There is also more re-use. Furniture and white goods are being repaired so they can benefit many people and a greater variety of plastics is being recycled. Green waste is collected to make compost. Food waste is not collected yet but there is an increase in the use of green joannas for turning vegetable peelings into compost.

While efforts have been made to reduce plastic packaging there is still a lot of it. It is not easy to buy goods in supermarkets without it so this is an area where there is still progress to be made. Some health stores have shown the way by having containers for dry goods such as rice and pulses from which the shopper’s own bag or a paper bag can be filled.

The Co-op reports that they have made 1000 ECO bricks with used plastic, changed to compostable bags, reduced the use of 1,350 tonnes of plastic for own brand items and helped to collect 383 bags of litter on World Environment Day with the help of 742 volunteers and 388 school children. They are hoping to eliminate black and dark plastic by 2020.

The lockdown caused by the Covid crisis has shown what it can be like to be without noise and pollution and this is an exciting time for renewable energy with all the new discoveries. Powershare Energy has found a way of producing hydrogen for lorries from waste plastic and can take the sorts of plastic that have not been able to be reused previously.

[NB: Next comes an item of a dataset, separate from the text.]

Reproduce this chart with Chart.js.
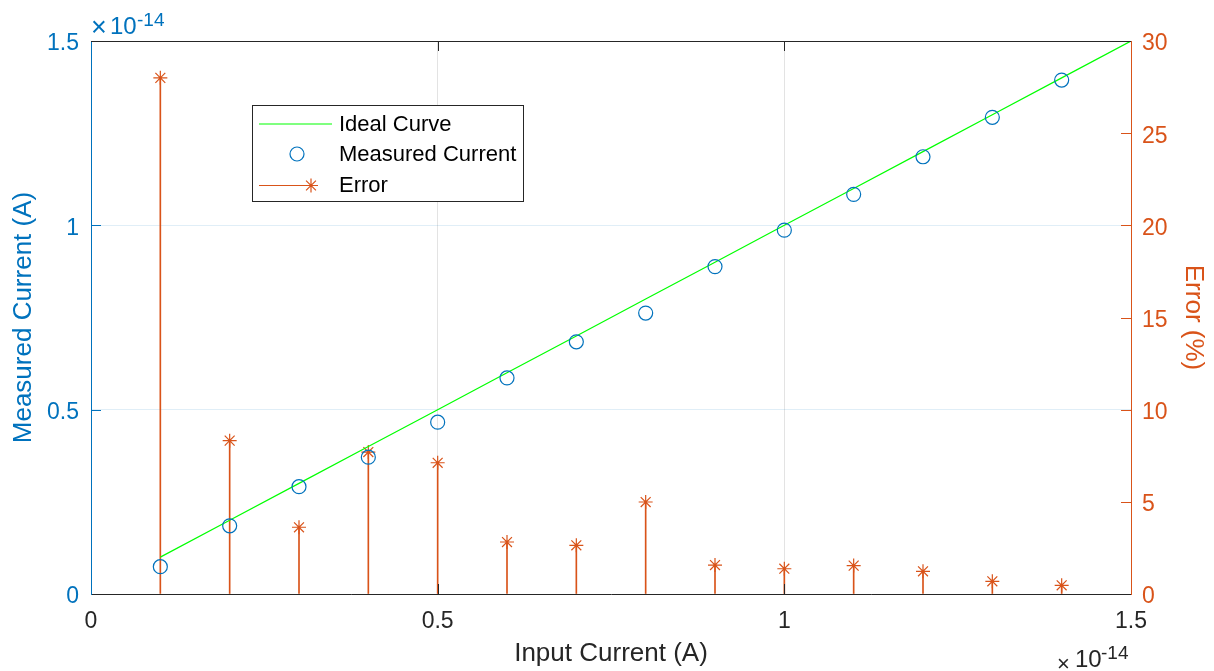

A mechanical biological plant has been built at Westbury that sorts and treats waste with people handling machines behind glass screens inside an enclosed building. The end product is safe dry fuel which used to be shipped to Germany and then burnt to produce energy. Wiltshire Council has given the go ahead to an adjacent plant so the fuel can produce energy for the grid locally. This will avoid the need for long distance transport by road and sea.

Litter problem

It is bad news for farmers and for the Council whenever there is a change to Household Recycling Centres. Inevitably gateways are filled with waste dumped by those who have found the Centre closed. There is no doubt that having efficient local HRCs increases the recycling and reuse of waste rather than putting it into black bags for more expensive treatment. Payments for the return of bottles, both glass and plastic, might bring the incentive to pick them up rather than throw them away.

Hopefully we are moving to better solutions and the aim for zero waste does not seem so extraordinary as when it was first put forward some years ago by campaigners and in 2009 by Wiltshire Council.